On the question of how universities make decisions and who shapes those decisions, Prof Badat was equally direct. "Universities are shaped by diverse social forces, the state and government, business, donors, academics, students, and workers. Each may have different ideas about the purposes, functions, and roles of a university." Cooperative governance, he argued, is not simply a procedural value. It requires that decisions be taken 'deliberatively, consultatively, and democratically,' with the institutional machinery in place to make that possible.
For Prof Reddy, the conversation accentuated a set of convictions. "Memory matters at universities – to preserve, interrogate, and renew across generations. History is a resource, not a burden, because difficult pasts enable changed futures. Scholarship and activism reinforce each other when knowledge is connected to real transformation. Hope and critique belong together. Leadership is ultimately human, not corporatised. Transformation is a continuous journey.

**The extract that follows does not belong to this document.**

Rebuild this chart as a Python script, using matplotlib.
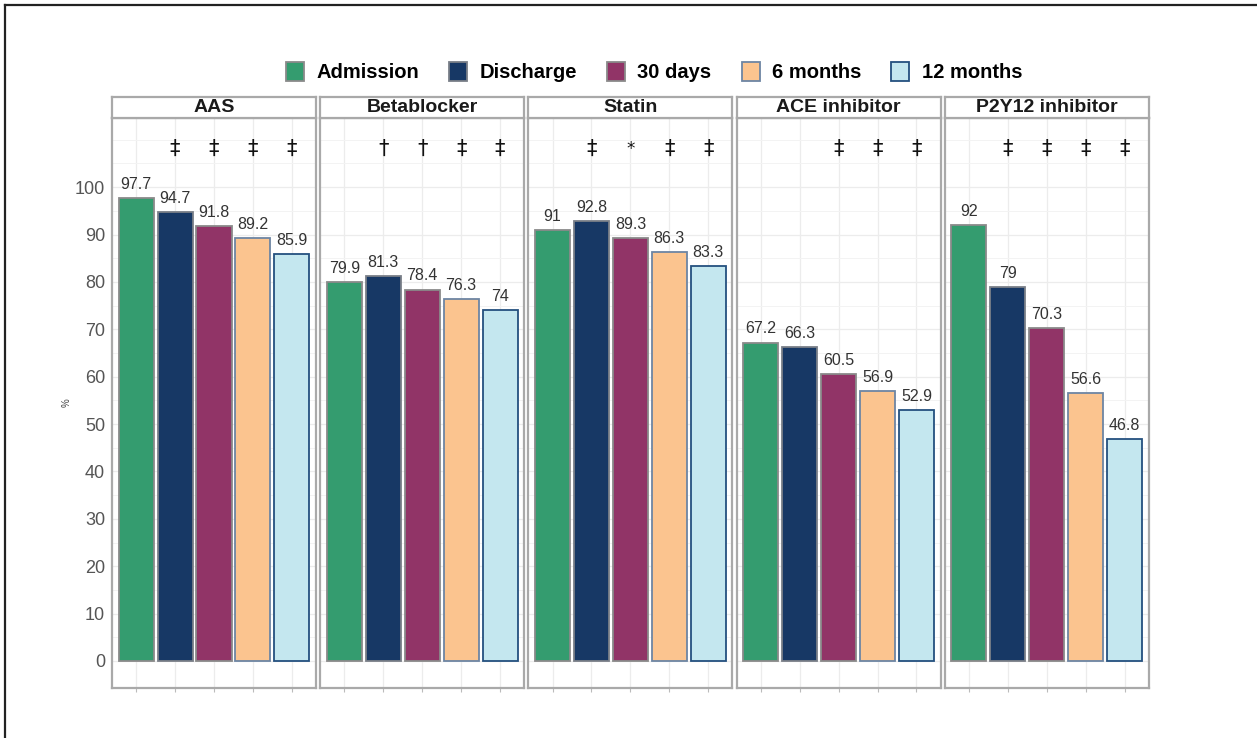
import matplotlib.pyplot as plt
from matplotlib.patches import Patch
from matplotlib.lines import Line2D

# data
drugs = ["AAS", "Betablocker", "Statin", "ACE inhibitor", "P2Y12 inhibitor"]
times = ["Admission", "Discharge", "30 days", "6 months", "12 months"]
aas = [97.7, 94.7, 91.8, 89.2, 85.9]
betablocker = [79.9, 81.3, 78.4, 76.3, 74]
statin = [91, 92.8, 89.3, 86.3, 83.3]
ace = [67.2, 66.3, 60.5, 56.9, 52.9]
p2y12 = [92, 79, 70.3, 56.6, 46.8]
values = [aas, betablocker, statin, ace, p2y12]
marks = [
    ["", "‡", "‡", "‡", "‡"],
    ["", "†", "†", "‡", "‡"],
    ["", "‡", "*", "‡", "‡"],
    ["", "", "‡", "‡", "‡"],
    ["", "‡", "‡", "‡", "‡"],
]
y_ticks = [0, 10, 20, 30, 40, 50, 60, 70, 80, 90, 100]

plt.rcParams["font.family"] = ["Liberation Sans", "DejaVu Sans"]

fills = ["#349c6f", "#173865", "#913467", "#fbc48f", "#c4e7ef"]
edges = ["#8a8a8a", "#7a7f88", "#8a8a8a", "#6d85a3", "#24507f"]

W, H = 1257, 738
fig = plt.figure(figsize=(W / 100, H / 100), dpi=100)

# outer frame (top and left edges only, like the cropped source)
fig.add_artist(Line2D([5 / W, 5 / W], [0, 1 - 5 / H], color="#222222", lw=1.6))
fig.add_artist(Line2D([5 / W, 1], [1 - 5 / H, 1 - 5 / H], color="#222222", lw=1.6))

x0, pw, gap = 112, 204, 4.2
bottom_px, top_px, strip_px = 688, 118, 21
pos = [1, 2, 3, 4, 5]

for i, drug in enumerate(drugs):
    left = x0 + i * (pw + gap)
    ax = fig.add_axes([left / W, 1 - bottom_px / H, pw / W, (bottom_px - top_px) / H])
    ax.set_xlim(0.38, 5.62)
    ax.set_ylim(-5.7, 114.6)
    ax.set_xticks(pos)
    ax.set_xticklabels([])
    ax.set_yticks(y_ticks)
    ax.set_yticks([5, 15, 25, 35, 45, 55, 65, 75, 85, 95, 105, 110], minor=True)
    ax.tick_params(axis="x", length=3, color="#bbbbbb", width=0.8)
    ax.tick_params(axis="y", which="both", length=0, pad=5)
    if i == 0:
        ax.set_yticklabels([str(t) for t in y_ticks], color="#555555", fontsize=13)
        ax.set_ylabel("%", fontsize=7, color="#444444", labelpad=2)
    else:
        ax.set_yticklabels([])
    ax.grid(True, which="major", color="#ececec", lw=0.9)
    ax.grid(True, which="minor", axis="y", color="#f3f3f3", lw=0.7)
    ax.set_axisbelow(True)
    for sp in ax.spines.values():
        sp.set_color("#a9a9a9")
        sp.set_linewidth(1.6)

    ax.bar(pos, values[i], width=0.9, color=fills, edgecolor=edges, linewidth=1.3)
    for p, v, m in zip(pos, values[i], marks[i]):
        ax.text(p, v + 1.3, f"{v:g}", ha="center", va="bottom", fontsize=11.5, color="#333333")
        if m:
            ax.text(p, 108, m, ha="center", va="center", fontsize=15 if m != "*" else 12,
                    color="#111111", family=["DejaVu Sans"])

    # facet strip
    sax = fig.add_axes([left / W, 1 - top_px / H, pw / W, strip_px / H])
    sax.set_xticks([])
    sax.set_yticks([])
    sax.set_facecolor("white")
    for sp in sax.spines.values():
        sp.set_color("#a9a9a9")
        sp.set_linewidth(1.6)
    sax.text(0.5, 0.5, drug, ha="center", va="center", fontsize=14, fontweight="bold",
             color="#1a1a1a", transform=sax.transAxes)

handles = [Patch(facecolor=f, edgecolor=e, linewidth=1.3) for f, e in zip(fills, edges)]
fig.legend(handles, times, loc="center", bbox_to_anchor=(654 / W, 1 - 72 / H), ncol=5,
           frameon=False, prop={"weight": "bold", "size": 14.5},
           handlelength=0.9, handleheight=1.1, handletextpad=0.6, columnspacing=1.5)

fig.savefig("out.png", dpi=100)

And above all, social impact is central to what universities are for – inspiring action and advancing humanity."
A body of work, a sustained argument
A book on the history of universities in South Africa is anticipated for publication next year, with further works in progress on the history of the University of the Free State, the University of Limpopo, and Ruth First as a teacher.
For the University of the Free State, the session was a fitting expression of the university's commitment to scholarship that is publicly engaged, historically grounded, and willing to turn its analytical gaze on itself.